LeBow and Icahn, who control about 4.8% of RJR stock, have been pushing RJR for months to commit to an immediate spinoff of the 80.5% stake it owns in the Nabisco food business to RJR shareholders.
RJR sold 19.5% of Nabisco, the maker of Ritz crackers, Oreo cookies and Snackwells treats, to the public a year ago.
But RJR, which also makes Winston and Camel cigarettes, has resisted an immediate spinoff of its food business, saying the litigious climate for tobacco companies means such an effort would probably be challenged and delayed by lawsuits.

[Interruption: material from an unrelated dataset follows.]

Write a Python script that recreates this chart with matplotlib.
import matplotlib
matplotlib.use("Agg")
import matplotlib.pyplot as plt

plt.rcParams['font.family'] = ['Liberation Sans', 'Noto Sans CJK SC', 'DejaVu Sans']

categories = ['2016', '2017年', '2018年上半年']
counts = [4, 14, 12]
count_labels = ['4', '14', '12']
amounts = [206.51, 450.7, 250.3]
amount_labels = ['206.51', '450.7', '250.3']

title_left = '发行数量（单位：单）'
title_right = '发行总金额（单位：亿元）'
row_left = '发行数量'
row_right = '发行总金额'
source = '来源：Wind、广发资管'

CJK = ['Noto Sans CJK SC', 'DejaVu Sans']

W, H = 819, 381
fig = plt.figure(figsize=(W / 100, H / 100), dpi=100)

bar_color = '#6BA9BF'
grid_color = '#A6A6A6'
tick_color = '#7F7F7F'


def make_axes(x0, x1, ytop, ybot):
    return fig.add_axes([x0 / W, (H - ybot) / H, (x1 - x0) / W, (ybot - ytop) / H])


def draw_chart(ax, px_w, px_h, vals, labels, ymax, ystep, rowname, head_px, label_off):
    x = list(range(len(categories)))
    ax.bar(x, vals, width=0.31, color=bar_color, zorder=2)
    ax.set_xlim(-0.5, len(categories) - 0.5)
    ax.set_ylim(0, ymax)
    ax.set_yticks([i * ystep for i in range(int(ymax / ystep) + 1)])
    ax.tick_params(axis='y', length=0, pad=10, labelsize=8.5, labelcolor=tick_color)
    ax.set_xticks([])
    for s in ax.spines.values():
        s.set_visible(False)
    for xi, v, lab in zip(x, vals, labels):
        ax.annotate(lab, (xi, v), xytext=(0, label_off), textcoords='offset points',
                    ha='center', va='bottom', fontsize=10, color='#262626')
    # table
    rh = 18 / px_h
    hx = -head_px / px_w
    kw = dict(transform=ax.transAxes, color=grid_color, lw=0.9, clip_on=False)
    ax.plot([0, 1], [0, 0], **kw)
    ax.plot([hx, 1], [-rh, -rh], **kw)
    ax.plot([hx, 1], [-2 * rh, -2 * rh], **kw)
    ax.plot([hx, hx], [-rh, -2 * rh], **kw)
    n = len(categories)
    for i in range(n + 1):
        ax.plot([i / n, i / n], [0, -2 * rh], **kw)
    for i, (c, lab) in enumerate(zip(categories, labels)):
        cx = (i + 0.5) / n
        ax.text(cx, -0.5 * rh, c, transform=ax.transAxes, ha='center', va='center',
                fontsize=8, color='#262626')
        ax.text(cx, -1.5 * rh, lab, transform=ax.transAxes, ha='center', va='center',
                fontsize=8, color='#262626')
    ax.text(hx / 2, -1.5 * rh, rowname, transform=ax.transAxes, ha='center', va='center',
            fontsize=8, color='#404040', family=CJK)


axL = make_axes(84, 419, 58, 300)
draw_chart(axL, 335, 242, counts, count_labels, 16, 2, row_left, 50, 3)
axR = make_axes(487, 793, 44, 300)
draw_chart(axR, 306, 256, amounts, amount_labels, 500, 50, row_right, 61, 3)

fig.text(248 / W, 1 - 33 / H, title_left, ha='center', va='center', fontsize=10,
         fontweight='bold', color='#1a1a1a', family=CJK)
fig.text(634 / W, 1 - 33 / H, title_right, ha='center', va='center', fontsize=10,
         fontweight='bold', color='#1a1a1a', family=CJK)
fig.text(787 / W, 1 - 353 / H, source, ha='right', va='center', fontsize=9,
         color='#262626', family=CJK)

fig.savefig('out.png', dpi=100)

But Goldstone has indicated that he expects the climate to improve so RJR could consider such a spinoff in late 1997 or ’98.

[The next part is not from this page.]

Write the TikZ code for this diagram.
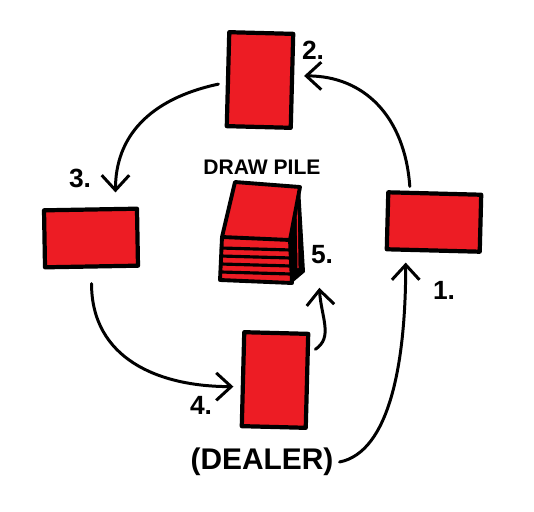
\documentclass[tikz,border=0pt]{standalone}
\usepackage{fontspec}
\setmainfont{Liberation Sans}
\usetikzlibrary{arrows.meta,positioning}
\definecolor{cardred}{HTML}{ED1C24}

\begin{document}
\begin{tikzpicture}[
        x=0.02cm, y=-0.02cm,
        font=\bfseries,
        card/.style={draw=black, fill=cardred, line width=2.4pt, line join=round, inner sep=0pt},
        tallcard/.style={card, minimum width=1.28cm, minimum height=1.88cm},
        widecard/.style={card, minimum width=1.86cm, minimum height=1.14cm},
        num/.style={font=\fontsize{15}{18}\selectfont\bfseries},
        pileline/.style={draw=black, line width=2.2pt, line join=round, line cap=round},
        turn/.style={draw=black, line width=1.7pt, line cap=round, -{Straight Barb[length=3mm,width=5.5mm,line width=1.7pt]}}
    ]
        \useasboundingbox (0,0) rectangle (534,511);

        % the four hands
        \node[widecard, rotate=-1.5] (first) at (434,222) {};
        \node[tallcard, rotate=-1.5] (second) at (260,80) {};
        \node[widecard, rotate=1] (third) at (91,238) {};
        \node[tallcard, rotate=-1.5] (fourth) at (275,380) {};

        % draw pile
        \node[minimum width=1.68cm, minimum height=2.08cm] (pile) at (262,233) {};
        \fill[cardred] (222,237) -- (290,240) -- (292,283) -- (220,280) -- cycle;
        \foreach \y in {248,256,264,272}
            \draw[pileline, line width=1.8pt] (221,\y) -- (291,\y+2);
        \draw[pileline] (222,237) -- (220,280) -- (292,283) -- (290,240);
        \fill[black] (290,240) -- (300,187) -- (305,272) -- (292,283) -- cycle;
        \draw[cardred, line width=0.6pt] (297,200) -- (298,268);
        \draw[pileline, fill=cardred] (235,182) -- (300,187) -- (290,240) -- (222,237) -- cycle;
        \node[font=\fontsize{12}{14}\selectfont\bfseries, above=0pt of pile] (pilename) {DRAW PILE};

        % labels
        \node[num] (firstnum) at (444,290) {1.};
        \node[num] (secondnum) at (313,50) {2.};
        \node[num] (thirdnum) at (80,178) {3.};
        \node[num] (fourthnum) at (201,405) {4.};
        \node[num] (pilenum) at (322,255) {5.};
        \node[font=\fontsize{17}{20}\selectfont\bfseries] (dealer) at (262,462) {(DEALER)};

        \draw[turn] ([xshift=-5mm, yshift=1mm]first.north) .. controls +(-5,-70) and +(60,0) .. ([xshift=2mm, yshift=1mm]second.east);
        \draw[turn] ([xshift=-1.5mm, yshift=-1mm]second.west) .. controls +(-70,15) and +(0,-55) .. ([xshift=5mm, yshift=3mm]third.north);
        \draw[turn] ([yshift=-3mm]third.south) .. controls +(0,75) and +(-75,0) .. ([xshift=-1.5mm, yshift=-1.5mm]fourth.west);
        \draw[turn] ([xshift=1mm, yshift=-3.5mm]fourth.north east) .. controls +(18,-12) and +(2,30) .. ([xshift=3mm, yshift=-0.5mm]pile.south east);
        \draw[turn] (dealer.east) .. controls +(50,-10) and +(0,100) .. ([xshift=-5.5mm, yshift=-2mm]first.south);
    \end{tikzpicture}
\end{document}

LeBow’s Brooke Group Ltd. obtained regulatory clearance late last week to proceed with the consent solicitation. It is also seeking shareholder support for a bylaw change that suspended the right of shareholders to call special meetings.
As previously announced, LeBow requested that Jan. 12 be picked as the date for determining shareholder eligibility for the solicitation.
RJR has final say on setting the date, however.
RJR, which was taken private in the biggest corporate takeover on record--$25 billion in 1989--went public again two years later.
LeBow said that since then, it has been “the single worst tobacco stock, grossly under-performing all other tobacco companies and the overall market.”
He said an immediate spinoff of Nabisco would boost the value of stock held by RJR shareholders to $40 a share. In late trading on the New York Stock Exchange, RJR was up 12.5 cents at $30.875 a share.
Also on the NYSE, Nabisco was down 75 cents at $31.875 and Brook Group was off 37.5 cents at $8.625.
LeBow also announced that he has hired the investment firm Jefferies & Co. as an advisor on the consent solicitation.
RJR has contended all along that LeBow wants to gain control of the nation’s second-biggest tobacco company as a way to realize a profit by combining it with Brooke’s Liggett Group, which makes mostly private-label cigarettes.
RJR sued LeBow and Icahn in November, saying they violated securities laws by forming a group to take control of RJR.
Goldstone said in Tuesday’s statement that LeBow and Icahn “have a track record of extracting exorbitant sums from companies they’ve targeted” and estimated that LeBow “stands to reap a $1-billion profit if he can unload Liggett on RJR Nabisco.”
Goldstone also said RJR won’t pay “greenmail” to buy out LeBow and Icahn, and LeBow has said he won’t accept greenmail to go away.
Greenmail is a term used to describe payments in excess of the market price that companies once paid to selected investors for their stakes.